Miram Sager
Sept. 2022
On Yom Kippur, the High Priest, Cohen Gadol, would enter the Holy of Holies. His short prayer included a request of God to ignore the rain-related prayers of travellers.
The priests knew that it is human to selfishly wish for sunny weather when you are riding your donkey to Jerusalem—or when you’re at the cottage—if rain was needed, as it often was in the semi-arid climate. Now that we no longer have a High Priest, it is up to us to be the responsible adults, and we need our modern day leaders, too, to be thinking of the common good.
Jews have survived by building strong families and cohesive communities. We are good in those dimensions: a good education, strong institutions—for our own children, for our own people. That is excellent. It is a good thing that we have survived and flourished.
However, COVID has reminded us that it is not enough to think about our own. Many of us have worn masks and gotten vaccinated to protect each other and our healthcare system, but then we were also reminded that pandemics know no borders and we should be sharing our stash of vaccine with other countries to reduce the opportunity for new variants to emerge. Similarly, we are discovering that climate change is a global predicament: deadly heat waves are not restricted to distant continents, destructive storms do not only hit southern islands, drought and crop failure affect Canadian farmers and consumers too, wildfires rage not only in California. Living this far north, like having our Great Lakes and our own strong communities, are not enough to keep us safe.
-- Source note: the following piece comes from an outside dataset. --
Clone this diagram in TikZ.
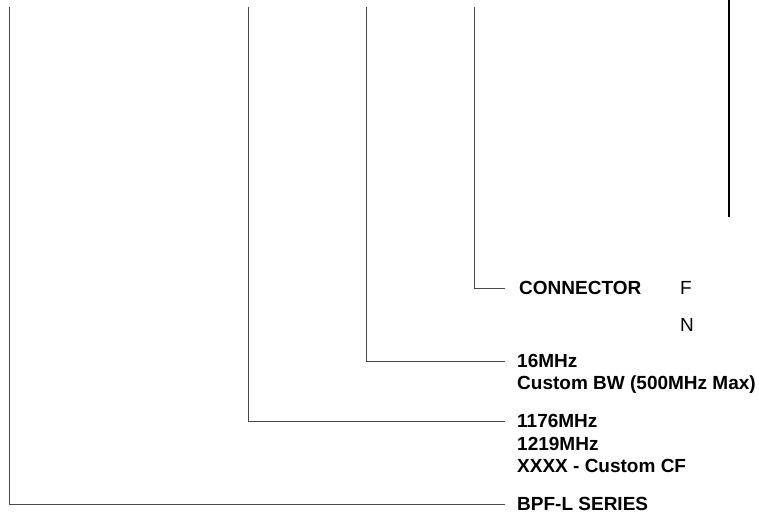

Perpetuating the status quo will not do in a changing world; deferring action to “later,” though convenient, is no longer a viable option. In the approaching municipal election, it is time to vote for candidates who do not bury their heads in the sand and do not disrespect our intelligence by trying to lure us with promises of selfish gain or convenience: better roads are nice but we need them to be safe, and we all must figure out how to drive much les; clean parks are lovely, but when the unhoused are hounded out of parks into isolated ravines as housing becomes less and less affordable, our city is neither caring nor truly safe. We need a police force that will be helpful to all minorities, not just to us the Jews; we need our conservation areas intact and wetlands restored, not sold off into warehouses, if we are not to shortchange our children’s future.
On Oct. 24, let’s make sure to get out and vote, and let’s check out the fresh faces running to represent us on Council and as mayor. The time has come for leaders who will indeed lead, with courage, integrity and responsibility for the best possible long-term outcomes for the entire community. The current debates in the city are critical for the shape of the society that we live in, and we need our municipality to work towards a stronger,sustainable and ethical future where no one is left behind.
Miriam Sager is an Israeli-Canadian who lives in Hamilton, works at SACHA (sexual assault centre) and believes that “time is short and the task is great” (Rabbi Tarfon).